▶ **REQUEST**
Reproduce the material word for word; the images stay out.

▶ **RAW DATA**
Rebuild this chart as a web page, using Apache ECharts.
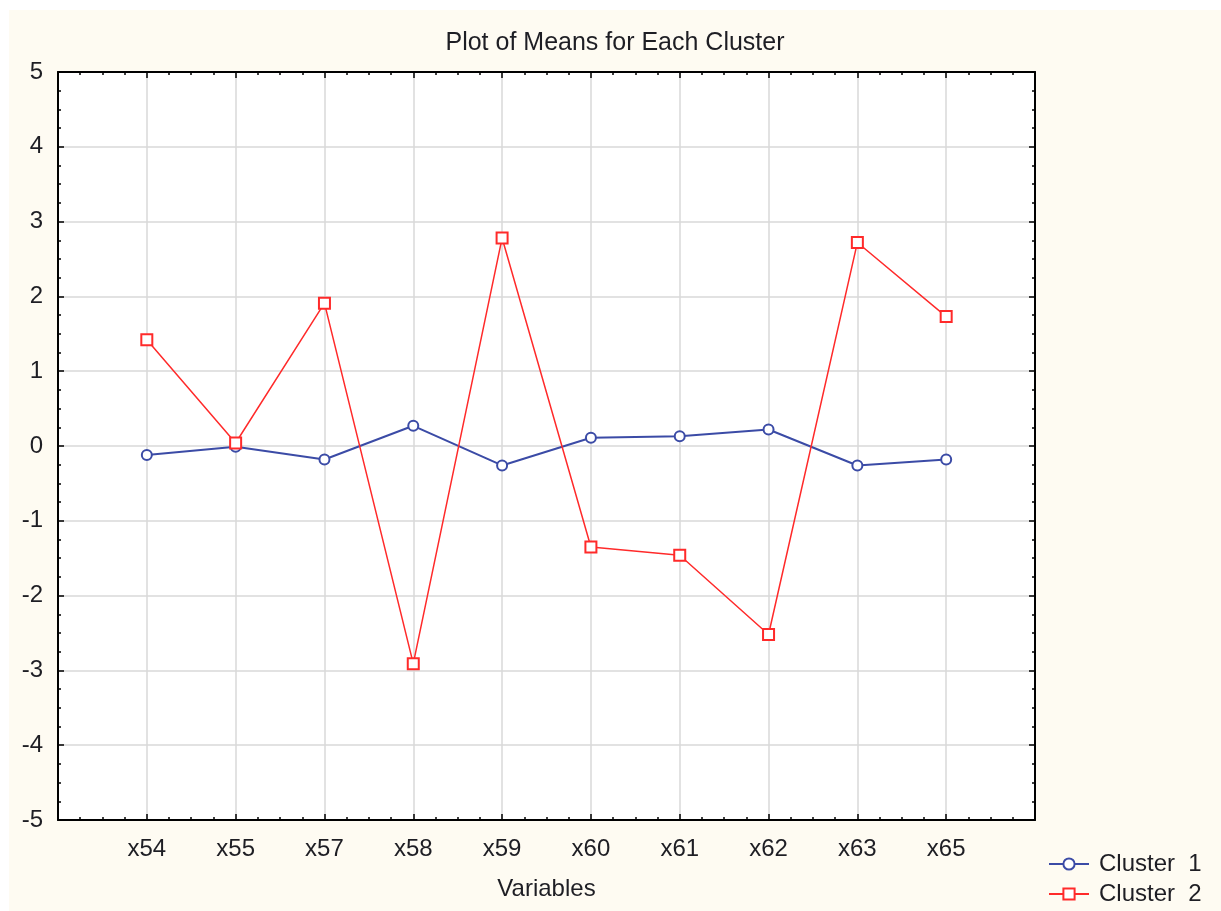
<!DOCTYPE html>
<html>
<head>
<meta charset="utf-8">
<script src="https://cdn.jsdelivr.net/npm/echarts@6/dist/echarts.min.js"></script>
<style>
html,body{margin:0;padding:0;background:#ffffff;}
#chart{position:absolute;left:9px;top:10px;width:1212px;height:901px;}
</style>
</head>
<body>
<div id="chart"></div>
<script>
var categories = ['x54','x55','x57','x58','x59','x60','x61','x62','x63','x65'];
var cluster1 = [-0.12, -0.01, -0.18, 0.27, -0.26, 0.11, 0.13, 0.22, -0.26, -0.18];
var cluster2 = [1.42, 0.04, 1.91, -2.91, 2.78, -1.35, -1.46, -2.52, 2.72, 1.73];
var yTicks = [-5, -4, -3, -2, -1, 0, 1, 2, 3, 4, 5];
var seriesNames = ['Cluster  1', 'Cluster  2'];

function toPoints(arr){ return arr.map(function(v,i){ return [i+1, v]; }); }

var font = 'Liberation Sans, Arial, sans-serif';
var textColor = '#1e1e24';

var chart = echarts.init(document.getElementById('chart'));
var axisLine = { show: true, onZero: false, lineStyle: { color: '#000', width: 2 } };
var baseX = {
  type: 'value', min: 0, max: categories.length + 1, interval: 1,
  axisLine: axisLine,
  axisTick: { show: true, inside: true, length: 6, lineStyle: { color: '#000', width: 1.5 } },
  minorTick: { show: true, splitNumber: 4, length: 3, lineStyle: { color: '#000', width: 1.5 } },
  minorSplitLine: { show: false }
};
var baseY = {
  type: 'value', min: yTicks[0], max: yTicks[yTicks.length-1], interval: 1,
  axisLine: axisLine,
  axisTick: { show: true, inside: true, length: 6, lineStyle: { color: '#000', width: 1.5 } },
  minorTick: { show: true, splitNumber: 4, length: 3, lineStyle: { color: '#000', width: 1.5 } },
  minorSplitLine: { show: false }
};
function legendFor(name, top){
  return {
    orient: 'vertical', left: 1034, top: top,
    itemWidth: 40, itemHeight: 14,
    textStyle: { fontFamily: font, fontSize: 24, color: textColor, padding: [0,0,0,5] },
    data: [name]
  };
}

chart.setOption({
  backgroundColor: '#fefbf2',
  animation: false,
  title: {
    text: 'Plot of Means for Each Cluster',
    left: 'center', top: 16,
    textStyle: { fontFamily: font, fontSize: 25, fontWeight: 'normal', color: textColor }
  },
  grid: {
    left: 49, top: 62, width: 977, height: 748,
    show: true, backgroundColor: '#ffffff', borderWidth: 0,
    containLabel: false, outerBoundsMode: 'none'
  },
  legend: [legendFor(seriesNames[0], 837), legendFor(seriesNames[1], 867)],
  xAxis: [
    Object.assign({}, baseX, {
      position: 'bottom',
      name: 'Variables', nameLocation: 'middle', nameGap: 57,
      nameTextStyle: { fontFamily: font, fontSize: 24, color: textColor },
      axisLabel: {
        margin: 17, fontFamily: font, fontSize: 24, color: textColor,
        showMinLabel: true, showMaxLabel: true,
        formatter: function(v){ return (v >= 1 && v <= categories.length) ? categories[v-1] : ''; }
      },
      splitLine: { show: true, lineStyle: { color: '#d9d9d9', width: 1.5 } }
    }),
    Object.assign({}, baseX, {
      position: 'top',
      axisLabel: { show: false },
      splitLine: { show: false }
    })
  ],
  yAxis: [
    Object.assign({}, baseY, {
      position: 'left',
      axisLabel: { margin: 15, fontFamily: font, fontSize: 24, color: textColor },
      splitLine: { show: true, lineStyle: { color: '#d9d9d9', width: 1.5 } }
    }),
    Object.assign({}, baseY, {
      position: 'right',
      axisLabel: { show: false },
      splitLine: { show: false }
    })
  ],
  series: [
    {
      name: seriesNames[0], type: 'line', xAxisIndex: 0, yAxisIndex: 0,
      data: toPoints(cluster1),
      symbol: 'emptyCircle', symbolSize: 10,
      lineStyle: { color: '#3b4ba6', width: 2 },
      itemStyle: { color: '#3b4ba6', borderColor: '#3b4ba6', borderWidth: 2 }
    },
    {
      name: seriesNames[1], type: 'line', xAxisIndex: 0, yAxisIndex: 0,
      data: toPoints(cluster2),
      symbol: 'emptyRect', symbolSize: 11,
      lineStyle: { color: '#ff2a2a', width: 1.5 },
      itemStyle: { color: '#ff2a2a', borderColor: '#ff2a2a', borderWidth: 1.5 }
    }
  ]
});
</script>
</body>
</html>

▶ **THE RESPONSE**
Rebuild this chart as a web page, using Apache ECharts.
<!DOCTYPE html>
<html>
<head>
<meta charset="utf-8">
<script src="https://cdn.jsdelivr.net/npm/echarts@6/dist/echarts.min.js"></script>
<style>
html,body{margin:0;padding:0;background:#ffffff;}
#chart{position:absolute;left:9px;top:10px;width:1212px;height:901px;}
</style>
</head>
<body>
<div id="chart"></div>
<script>
var categories = ['x54','x55','x57','x58','x59','x60','x61','x62','x63','x65'];
var cluster1 = [-0.12, -0.01, -0.18, 0.27, -0.26, 0.11, 0.13, 0.22, -0.26, -0.18];
var cluster2 = [1.42, 0.04, 1.91, -2.91, 2.78, -1.35, -1.46, -2.52, 2.72, 1.73];
var yTicks = [-5, -4, -3, -2, -1, 0, 1, 2, 3, 4, 5];
var seriesNames = ['Cluster  1', 'Cluster  2'];

function toPoints(arr){ return arr.map(function(v,i){ return [i+1, v]; }); }

var font = 'Liberation Sans, Arial, sans-serif';
var textColor = '#1e1e24';

var chart = echarts.init(document.getElementById('chart'));
var axisLine = { show: true, onZero: false, lineStyle: { color: '#000', width: 2 } };
var baseX = {
  type: 'value', min: 0, max: categories.length + 1, interval: 1,
  axisLine: axisLine,
  axisTick: { show: true, inside: true, length: 6, lineStyle: { color: '#000', width: 1.5 } },
  minorTick: { show: true, splitNumber: 4, length: 3, lineStyle: { color: '#000', width: 1.5 } },
  minorSplitLine: { show: false }
};
var baseY = {
  type: 'value', min: yTicks[0], max: yTicks[yTicks.length-1], interval: 1,
  axisLine: axisLine,
  axisTick: { show: true, inside: true, length: 6, lineStyle: { color: '#000', width: 1.5 } },
  minorTick: { show: true, splitNumber: 4, length: 3, lineStyle: { color: '#000', width: 1.5 } },
  minorSplitLine: { show: false }
};
function legendFor(name, top){
  return {
    orient: 'vertical', left: 1034, top: top,
    itemWidth: 40, itemHeight: 14,
    textStyle: { fontFamily: font, fontSize: 24, color: textColor, padding: [0,0,0,5] },
    data: [name]
  };
}

chart.setOption({
  backgroundColor: '#fefbf2',
  animation: false,
  title: {
    text: 'Plot of Means for Each Cluster',
    left: 'center', top: 16,
    textStyle: { fontFamily: font, fontSize: 25, fontWeight: 'normal', color: textColor }
  },
  grid: {
    left: 49, top: 62, width: 977, height: 748,
    show: true, backgroundColor: '#ffffff', borderWidth: 0,
    containLabel: false, outerBoundsMode: 'none'
  },
  legend: [legendFor(seriesNames[0], 837), legendFor(seriesNames[1], 867)],
  xAxis: [
    Object.assign({}, baseX, {
      position: 'bottom',
      name: 'Variables', nameLocation: 'middle', nameGap: 57,
      nameTextStyle: { fontFamily: font, fontSize: 24, color: textColor },
      axisLabel: {
        margin: 17, fontFamily: font, fontSize: 24, color: textColor,
        showMinLabel: true, showMaxLabel: true,
        formatter: function(v){ return (v >= 1 && v <= categories.length) ? categories[v-1] : ''; }
      },
      splitLine: { show: true, lineStyle: { color: '#d9d9d9', width: 1.5 } }
    }),
    Object.assign({}, baseX, {
      position: 'top',
      axisLabel: { show: false },
      splitLine: { show: false }
    })
  ],
  yAxis: [
    Object.assign({}, baseY, {
      position: 'left',
      axisLabel: { margin: 15, fontFamily: font, fontSize: 24, color: textColor },
      splitLine: { show: true, lineStyle: { color: '#d9d9d9', width: 1.5 } }
    }),
    Object.assign({}, baseY, {
      position: 'right',
      axisLabel: { show: false },
      splitLine: { show: false }
    })
  ],
  series: [
    {
      name: seriesNames[0], type: 'line', xAxisIndex: 0, yAxisIndex: 0,
      data: toPoints(cluster1),
      symbol: 'emptyCircle', symbolSize: 10,
      lineStyle: { color: '#3b4ba6', width: 2 },
      itemStyle: { color: '#3b4ba6', borderColor: '#3b4ba6', borderWidth: 2 }
    },
    {
      name: seriesNames[1], type: 'line', xAxisIndex: 0, yAxisIndex: 0,
      data: toPoints(cluster2),
      symbol: 'emptyRect', symbolSize: 11,
      lineStyle: { color: '#ff2a2a', width: 1.5 },
      itemStyle: { color: '#ff2a2a', borderColor: '#ff2a2a', borderWidth: 1.5 }
    }
  ]
});
</script>
</body>
</html>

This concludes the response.